Transformer Engine library is preinstalled in the PyTorch container in versions 22.09 and later on NVIDIA GPU Cloud.

pip - from PyPI

Transformer Engine can be directly installed from our PyPI, e.g.

pip install transformer_engine[pytorch]

To obtain the necessary Python bindings for Transformer Engine, the frameworks needed must be explicitly specified as extra dependencies in a comma-separated list (e.g. [jax,pytorch,paddle]). Transformer Engine ships wheels for the core library as well as the PaddlePaddle extensions. Source distributions are shipped for the JAX and PyTorch extensions.

pip - from GitHub

Additional Prerequisites

  1. [For PyTorch support] PyTorch with GPU support.

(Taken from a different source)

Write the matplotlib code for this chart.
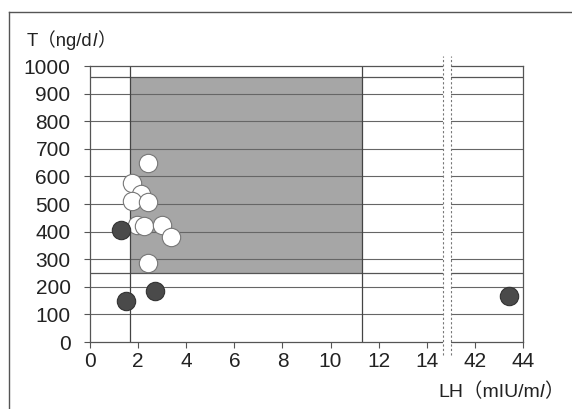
import matplotlib
matplotlib.use("Agg")
import matplotlib.pyplot as plt
from matplotlib.lines import Line2D
from matplotlib.patches import Rectangle

plt.rcParams['font.family'] = ['Liberation Sans', 'Noto Sans CJK JP', 'DejaVu Sans']

# ---- data ----
white_lh = [2.4, 1.75, 2.1, 1.75, 2.4, 1.95, 2.25, 3.0, 3.35, 2.4]
white_t = [650, 575, 536, 512, 508, 424, 421, 424, 382, 287]
dark_lh = [1.3, 1.5, 2.7, 43.4]
dark_t = [406, 147, 186, 168]
x_tick_values = [0, 2, 4, 6, 8, 10, 12, 14, 42, 44]
x_tick_labels = ['0', '2', '4', '6', '8', '10', '12', '14', '42', '44']
y_ticks = [0, 100, 200, 300, 400, 500, 600, 700, 800, 900, 1000]
normal_lh = (1.67, 11.3)
normal_t = (250, 960)

BREAK_SHIFT = 26  # 41 -> 15 on the compressed axis


def fx(x):
    return x if x <= 15 else x - BREAK_SHIFT


W, H = 572, 409
fig = plt.figure(figsize=(W / 100, H / 100), dpi=100)
ax = fig.add_axes([90 / W, 1 - 342 / H, (523 - 90) / W, (342 - 66) / H])
ax.set_xlim(0, 18)
ax.set_ylim(0, 1000)

# shaded normal range
ax.add_patch(Rectangle((normal_lh[0], normal_t[0]), normal_lh[1] - normal_lh[0],
                       normal_t[1] - normal_t[0], facecolor='#a6a6a6',
                       edgecolor='none', zorder=1))

# grid lines
for yv in y_ticks[1:-1]:
    ax.axhline(yv, color='#666666', lw=0.8, zorder=2)
for yv in normal_t:
    ax.axhline(yv, color='#555555', lw=0.9, zorder=2)
for xv in normal_lh:
    ax.axvline(xv, color='#444444', lw=0.9, zorder=2)

# points
ax.scatter([fx(v) for v in white_lh], white_t, s=175, facecolor='white',
           edgecolor='#777777', linewidth=0.8, zorder=4)
ax.scatter([fx(v) for v in dark_lh], dark_t, s=175, facecolor='#4a4a4a',
           edgecolor='#333333', linewidth=0.8, zorder=4)

# ticks
ax.set_xticks([fx(v) for v in x_tick_values])
ax.set_xticklabels(x_tick_labels)
ax.set_yticks(y_ticks)
ax.set_yticklabels([str(v) for v in y_ticks])
ax.tick_params(axis='both', direction='out', length=4, width=0.8,
               color='#555555', labelsize=15, labelcolor='#222222')
ax.tick_params(axis='y', pad=10)
ax.tick_params(axis='x', pad=3)
for sp in ax.spines.values():
    sp.set_color('#555555')
    sp.set_linewidth(0.9)

# axis break
b0, b1 = 14.67, 15.0
ax.add_patch(Rectangle((b0, -60), b1 - b0, 1120, facecolor='white',
                       edgecolor='none', zorder=5, clip_on=False))
for bx in (b0, b1):
    ax.add_line(Line2D([bx, bx], [-48, 1038], color='#777777', lw=0.8,
                       linestyle=(0, (2, 2)), zorder=6, clip_on=False))

# axis labels with italic l
fig.canvas.draw()
renderer = fig.canvas.get_renderer()


def compose(x, y, parts, size):
    cx = x
    for txt, style in parts:
        t = fig.text(cx / W, 1 - y / H, txt, fontsize=size, style=style,
                     color='#222222', ha='left', va='baseline')
        bb = t.get_window_extent(renderer)
        cx += bb.width
    return cx


compose(27, 46, [('T（ng/d', 'normal'), ('l', 'italic'), ('）', 'normal')], 13.3)
compose(438, 397, [('LH（mIU/m', 'normal'), ('l', 'italic'), ('）', 'normal')], 14)

# outer frame (top and left)
fig.add_artist(Line2D([9 / W, 1], [1 - 12 / H, 1 - 12 / H], color='#555555', lw=1))
fig.add_artist(Line2D([9 / W, 9 / W], [0, 1 - 12 / H], color='#555555', lw=1))

fig.savefig('out.png', dpi=100)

  2. [For JAX support] JAX with GPU support, version >= 0.4.7.

Installation (stable release)

Execute the following command to install the latest stable version of Transformer Engine:

pip install git+https://github.com/NVIDIA/TransformerEngine.git@stable

This will automatically detect if any supported deep learning frameworks are installed and build Transformer Engine support for them. To explicitly specify frameworks, set the environment variable NVTE_FRAMEWORK to a comma-separated list (e.g. NVTE_FRAMEWORK=jax,pytorch).

Installation (development build)

Warning

While the development build of Transformer Engine could contain new features not available in the official build yet, it is not supported and so its usage is not recommended for general use.

Execute the following command to install the latest development build of Transformer Engine:

pip install git+https://github.com/NVIDIA/TransformerEngine.git@main

This will automatically detect if any supported deep learning frameworks are installed and build Transformer Engine support for them. To explicitly specify frameworks, set the environment variable NVTE_FRAMEWORK to a comma-separated list (e.g. NVTE_FRAMEWORK=jax,pytorch). To only build the framework-agnostic C++ API, set NVTE_FRAMEWORK=none.

In order to install a specific PR, execute after changing NNN to the PR number:

pip install git+https://github.com/NVIDIA/TransformerEngine.git@refs/pull/NNN/merge

Installation (from source)

Execute the following commands to install Transformer Engine from source:

# Clone repository, checkout stable branch, clone submodules
git clone --branch stable --recursive https://github.com/NVIDIA/TransformerEngine.git

cd TransformerEngine
export NVTE_FRAMEWORK=pytorch   # Optionally set framework
pip install .                   # Build and install

If the Git repository has already been cloned, make sure to also clone the submodules:

git submodule update --init --recursive

Extra dependencies for testing can be installed by setting the “test” option:

pip install .[test]

To build the C++ extensions with debug symbols, e.g. with the -g flag:

pip install . --global-option=--debug